The Lumo Lift emerged as a classic “necessity is the mother of invention” situation: Chang was experiencing back problems, and Perkash suggested posture classes as one way to help resolve the problem.  When Andrew took her advice and his back pain decreased significantly, they had their first big “aha moment,” realizing that offering an easy-to-use posture feedback solution at an accessible price point could help improve the lives of millions of people who also suffer from back pain.

So they conceived the idea of a wearable device that would monitor a person’s posture, and help that person learn proper posture by sending vibrational feedback from the device whenever things got out of whack. After successfully launching the Lumo Lift, they then expanded their platform to support the Lumo Run. The Lumo Run is a clip-on wearable that measures and monitors things such as a runner’s cadence, stride, pelvic rotation, drop and bounce to optimize running performance.

“There is so much we don’t know about ourselves and our bodies,” Perkash says. “With the proliferation of connected wearable solutions, we’re starting to get clues.”

There’s clearly a demand for information. Earlier this year, BCC Research reported that the global market for self-monitoring technologies will exceed $20.7 billion this year and triple in size in the next five years.

“It’s getting more exciting as these technologies become more interoperable. They’re starting to create a more holistic picture of people through personalized feedback. That’s the power of IoT,” Perkash said.
 
Opening the platform
That’s one prong of Lumo’s strategy. But another out-of-the-box part of the company’s strategy has been—as of January 2017—to license its platform to companies to allow them to develop their own technologies. This came on the back of the success of the consumer devices.

“We’ve had a lot of inbound interest from large brands,” she says. “They’re keen to leverage the power of IoT technologies, but often creating tech-enabled products and incorporating IoT is not within their core competence.”

The Lumo Motion Science Platform is a wisdom-of-crowds approach that allows companies to drive Lumo technology into areas such as clothing, elder care, jewelry and more applications.
They’ve signed with PUMA to introduce a new product powered by Lumo’s AI MotionScience Platform and are negotiating with others Perkash says.
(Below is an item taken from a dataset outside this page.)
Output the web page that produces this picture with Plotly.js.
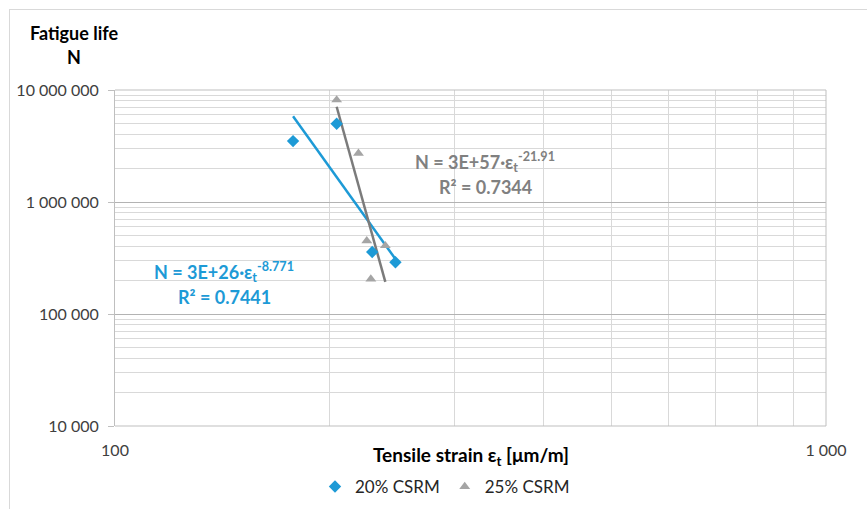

The third prong of the company’s value strategy is to turn the crank on distributed intelligence, to put more computing closer to the edge to yield more actionable data faster. This is a near-term Holy Grail for technology companies grappling with data-management issues on the back end and security and privacy concerns on the front end.
 
Small, powerful and always learning
Sensors inside the Lift and Run self-calibrate as you use them to personalize the experience and normalize to the individual.

Lumo engineers designed in an Arm Cortex-M4 Bluetooth Low Energy (BLE) SoC using 512kB flash and 64kB of RAM. Chang said that footprint was a consideration in the technology selection, but the biggest driver behind the selection was the operating, BLE and standby power consumption numbers.

“It’s different for each person,” Chang says. “We have to predict the best posture for each user. We have to be constantly adapting to the user and once the device is on and calibrated we have to auto calibrate because wearables move around so much during the day and we have to control for that.”

This is a glimpse at the future of IoT systems and wearables device design that’s just starting to come into focus at companies like Lumo.

What else does the near-term future hold? Lots, say Perkash and Chang.

Chang likes to say the body is innovation’s next frontier. His wish list includes more-integrated SoC with more sensors fusing more data together faster.

Asked what he’d like to see from the ecosystem to push IoT and wearables to a new plane, Chang responds almost before the question is finished: Wireless charging.

“We view charging as an impediment to what we do. We want a wireless future, free of having to charge anything … we’re so close,” he says, emphasizing the words like he’s pinching two fingers together. “That’s when we’ll see IoT really take off.”